╭──

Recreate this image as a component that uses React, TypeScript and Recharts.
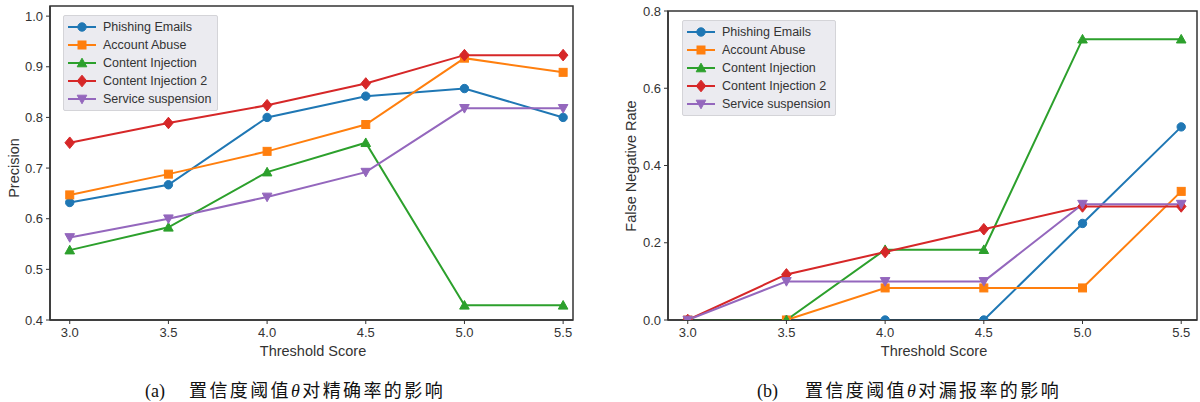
import React from 'react';
import { LineChart, Line, XAxis, YAxis, ReferenceArea } from 'recharts';

const thresholds = [3.0, 3.5, 4.0, 4.5, 5.0, 5.5];
const seriesNames = ['Phishing Emails', 'Account Abuse', 'Content Injection', 'Content Injection 2', 'Service suspension'];
const seriesColors = ['#1f77b4', '#ff7f0e', '#2ca02c', '#d62728', '#9467bd'];
const seriesMarkers = ['circle', 'square', 'triangle', 'diamond', 'triangleDown'];

const precisionPhishing = [0.632, 0.667, 0.8, 0.842, 0.857, 0.8];
const precisionAbuse = [0.647, 0.688, 0.733, 0.786, 0.917, 0.889];
const precisionInjection = [0.538, 0.583, 0.692, 0.75, 0.429, 0.429];
const precisionInjection2 = [0.75, 0.789, 0.824, 0.867, 0.923, 0.923];
const precisionSuspension = [0.563, 0.6, 0.643, 0.692, 0.818, 0.818];

const fnrPhishing = [0, 0, 0, 0, 0.25, 0.5];
const fnrAbuse = [0, 0, 0.083, 0.083, 0.083, 0.333];
const fnrInjection = [0, 0, 0.182, 0.182, 0.727, 0.727];
const fnrInjection2 = [0, 0.118, 0.176, 0.235, 0.294, 0.294];
const fnrSuspension = [0, 0.1, 0.1, 0.1, 0.3, 0.3];

const xTicks = [3.0, 3.5, 4.0, 4.5, 5.0, 5.5];
const precisionTicks = [0.4, 0.5, 0.6, 0.7, 0.8, 0.9, 1.0];
const fnrTicks = [0.0, 0.2, 0.4, 0.6, 0.8];

const buildRows = (series: number[][]) =>
  thresholds.map((x, i) => {
    const row: Record<string, number> = { x };
    series.forEach((s, k) => {
      row['s' + k] = s[i];
    });
    return row;
  });

const precisionRows = buildRows([precisionPhishing, precisionAbuse, precisionInjection, precisionInjection2, precisionSuspension]);
const fnrRows = buildRows([fnrPhishing, fnrAbuse, fnrInjection, fnrInjection2, fnrSuspension]);

const FONT = '"Liberation Sans", Arial, Helvetica, sans-serif';
const TEXT = '#333333';
const AXIS = '#333333';

function Marker({ kind, cx, cy, color }: { kind: string; cx: number; cy: number; color: string }) {
  if (cx == null || cy == null || isNaN(cx) || isNaN(cy)) return null;
  switch (kind) {
    case 'circle':
      return <circle cx={cx} cy={cy} r={4.2} fill={color} stroke={color} />;
    case 'square':
      return <rect x={cx - 4} y={cy - 4} width={8} height={8} fill={color} stroke={color} />;
    case 'triangle':
      return <polygon points={`${cx},${cy - 4.8} ${cx - 4.8},${cy + 3.8} ${cx + 4.8},${cy + 3.8}`} fill={color} stroke={color} />;
    case 'diamond':
      return <polygon points={`${cx},${cy - 5.8} ${cx + 4.8},${cy} ${cx},${cy + 5.8} ${cx - 4.8},${cy}`} fill={color} stroke={color} />;
    case 'triangleDown':
      return <polygon points={`${cx},${cy + 4.8} ${cx - 4.8},${cy - 3.8} ${cx + 4.8},${cy - 3.8}`} fill={color} stroke={color} />;
    default:
      return null;
  }
}

function LegendBox({ left, top, width }: { left: number; top: number; width: number }) {
  return (
    <div
      style={{
        position: 'absolute',
        left,
        top,
        width,
        padding: '2px 0',
        background: '#ebebf0',
        border: '1px solid #d4d4d8',
        borderRadius: 2,
        fontFamily: FONT,
        fontSize: 12.5,
        color: TEXT,
        boxSizing: 'border-box',
      }}
    >
      {seriesNames.map((name, i) => (
        <div key={name} style={{ display: 'flex', alignItems: 'center', height: 18 }}>
          <svg width={39} height={18} style={{ flex: 'none' }}>
            <line x1={4} y1={9} x2={32} y2={9} stroke={seriesColors[i]} strokeWidth={2} />
            <Marker kind={seriesMarkers[i]} cx={18} cy={9} color={seriesColors[i]} />
          </svg>
          <span style={{ whiteSpace: 'nowrap' }}>{name}</span>
        </div>
      ))}
    </div>
  );
}

function Panel({
  rows,
  yDomain,
  yTicks,
  xDomain,
  width,
  yAxisWidth,
  marginTop,
  marginRight,
}: {
  rows: Record<string, number>[];
  yDomain: [number, number];
  yTicks: number[];
  xDomain: [number, number];
  width: number;
  yAxisWidth: number;
  marginTop: number;
  marginRight: number;
}) {
  const tickStyle = { fill: TEXT, fontSize: 13, fontFamily: FONT };
  return (
    <LineChart width={width} height={345} data={rows} margin={{ top: marginTop, right: marginRight, bottom: 0, left: 0 }}>
      <XAxis
        dataKey="x"
        type="number"
        domain={xDomain}
        ticks={xTicks}
        allowDataOverflow
        tickFormatter={(v: number) => v.toFixed(1)}
        tick={tickStyle}
        tickSize={4}
        tickMargin={4}
        height={25}
        axisLine={{ stroke: AXIS, strokeWidth: 1.5 }}
        tickLine={{ stroke: AXIS, strokeWidth: 1 }}
      />
      <YAxis
        type="number"
        domain={yDomain}
        ticks={yTicks}
        allowDataOverflow
        tickFormatter={(v: number) => v.toFixed(1)}
        tick={tickStyle}
        tickSize={4}
        tickMargin={3}
        width={yAxisWidth}
        axisLine={{ stroke: AXIS, strokeWidth: 1.5 }}
        tickLine={{ stroke: AXIS, strokeWidth: 1 }}
      />
      <ReferenceArea
        x1={xDomain[0]}
        x2={xDomain[1]}
        y1={yDomain[0]}
        y2={yDomain[1]}
        fill="none"
        fillOpacity={0}
        stroke={AXIS}
        strokeWidth={1.5}
        ifOverflow="visible"
      />
      {seriesNames.map((name, k) => (
        <Line
          key={name}
          dataKey={'s' + k}
          name={name}
          stroke={seriesColors[k]}
          strokeWidth={2}
          isAnimationActive={false}
          dot={(p: any) => <Marker key={`${k}-${p.index}`} kind={seriesMarkers[k]} cx={p.cx} cy={p.cy} color={seriesColors[k]} />}
          activeDot={false}
        />
      ))}
    </LineChart>
  );
}

const axisTitle: React.CSSProperties = {
  position: 'absolute',
  fontFamily: FONT,
  fontSize: 14.5,
  color: TEXT,
  whiteSpace: 'nowrap',
  lineHeight: 1,
};

const captionStyle: React.CSSProperties = {
  position: 'absolute',
  top: 376,
  fontFamily: '"Liberation Serif", "Times New Roman", "Noto Sans CJK SC", serif',
  fontSize: 18,
  color: '#111',
  whiteSpace: 'nowrap',
};

export default function App() {
  return (
    <div style={{ position: 'fixed', left: 0, top: 0, width: 1200, height: 402, background: '#fff', overflow: 'hidden' }}>
      <div style={{ position: 'absolute', left: 0, top: 0 }}>
        <Panel
          rows={precisionRows}
          yDomain={[0.4, 1.02]}
          yTicks={precisionTicks}
          xDomain={[2.9, 5.55]}
          width={590}
          yAxisWidth={50}
          marginTop={6}
          marginRight={17}
        />
      </div>
      <div style={{ position: 'absolute', left: 600, top: 0 }}>
        <Panel
          rows={fnrRows}
          yDomain={[0, 0.8]}
          yTicks={fnrTicks}
          xDomain={[2.9, 5.58]}
          width={600}
          yAxisWidth={68}
          marginTop={11}
          marginRight={3}
        />
      </div>

      <LegendBox left={63} top={15} width={155} />
      <LegendBox left={682} top={20} width={154} />

      <div style={{ ...axisTitle, left: 313, top: 344, transform: 'translateX(-50%)' }}>Threshold Score</div>
      <div style={{ ...axisTitle, left: 934, top: 344, transform: 'translateX(-50%)' }}>Threshold Score</div>
      <div style={{ ...axisTitle, left: 14, top: 168, transform: 'translate(-50%, -50%) rotate(-90deg)' }}>Precision</div>
      <div style={{ ...axisTitle, left: 631, top: 166, transform: 'translate(-50%, -50%) rotate(-90deg)' }}>False Negative Rate</div>

      <div style={{ ...captionStyle, left: 145 }}>
        (a)
        <span style={{ marginLeft: 24, letterSpacing: 2.4 }}>
          置信度阈值<i>θ</i>对精确率的影响
        </span>
      </div>
      <div style={{ ...captionStyle, left: 757 }}>
        (b)
        <span style={{ marginLeft: 27, letterSpacing: 2.4 }}>
          置信度阈值<i>θ</i>对漏报率的影响
        </span>
      </div>
    </div>
  );
}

╰──

GIVEN PROBLEM: Leave out the pictures and repeat exactly the lines from the start of the material through the line that contains "const AXIS = '#333333';", both included.

SOLUTION TO THE PROBLEM:
Recreate this image as a component that uses React, TypeScript and Recharts.
import React from 'react';
import { LineChart, Line, XAxis, YAxis, ReferenceArea } from 'recharts';

const thresholds = [3.0, 3.5, 4.0, 4.5, 5.0, 5.5];
const seriesNames = ['Phishing Emails', 'Account Abuse', 'Content Injection', 'Content Injection 2', 'Service suspension'];
const seriesColors = ['#1f77b4', '#ff7f0e', '#2ca02c', '#d62728', '#9467bd'];
const seriesMarkers = ['circle', 'square', 'triangle', 'diamond', 'triangleDown'];

const precisionPhishing = [0.632, 0.667, 0.8, 0.842, 0.857, 0.8];
const precisionAbuse = [0.647, 0.688, 0.733, 0.786, 0.917, 0.889];
const precisionInjection = [0.538, 0.583, 0.692, 0.75, 0.429, 0.429];
const precisionInjection2 = [0.75, 0.789, 0.824, 0.867, 0.923, 0.923];
const precisionSuspension = [0.563, 0.6, 0.643, 0.692, 0.818, 0.818];

const fnrPhishing = [0, 0, 0, 0, 0.25, 0.5];
const fnrAbuse = [0, 0, 0.083, 0.083, 0.083, 0.333];
const fnrInjection = [0, 0, 0.182, 0.182, 0.727, 0.727];
const fnrInjection2 = [0, 0.118, 0.176, 0.235, 0.294, 0.294];
const fnrSuspension = [0, 0.1, 0.1, 0.1, 0.3, 0.3];

const xTicks = [3.0, 3.5, 4.0, 4.5, 5.0, 5.5];
const precisionTicks = [0.4, 0.5, 0.6, 0.7, 0.8, 0.9, 1.0];
const fnrTicks = [0.0, 0.2, 0.4, 0.6, 0.8];

const buildRows = (series: number[][]) =>
  thresholds.map((x, i) => {
    const row: Record<string, number> = { x };
    series.forEach((s, k) => {
      row['s' + k] = s[i];
    });
    return row;
  });

const precisionRows = buildRows([precisionPhishing, precisionAbuse, precisionInjection, precisionInjection2, precisionSuspension]);
const fnrRows = buildRows([fnrPhishing, fnrAbuse, fnrInjection, fnrInjection2, fnrSuspension]);

const FONT = '"Liberation Sans", Arial, Helvetica, sans-serif';
const TEXT = '#333333';
const AXIS = '#333333';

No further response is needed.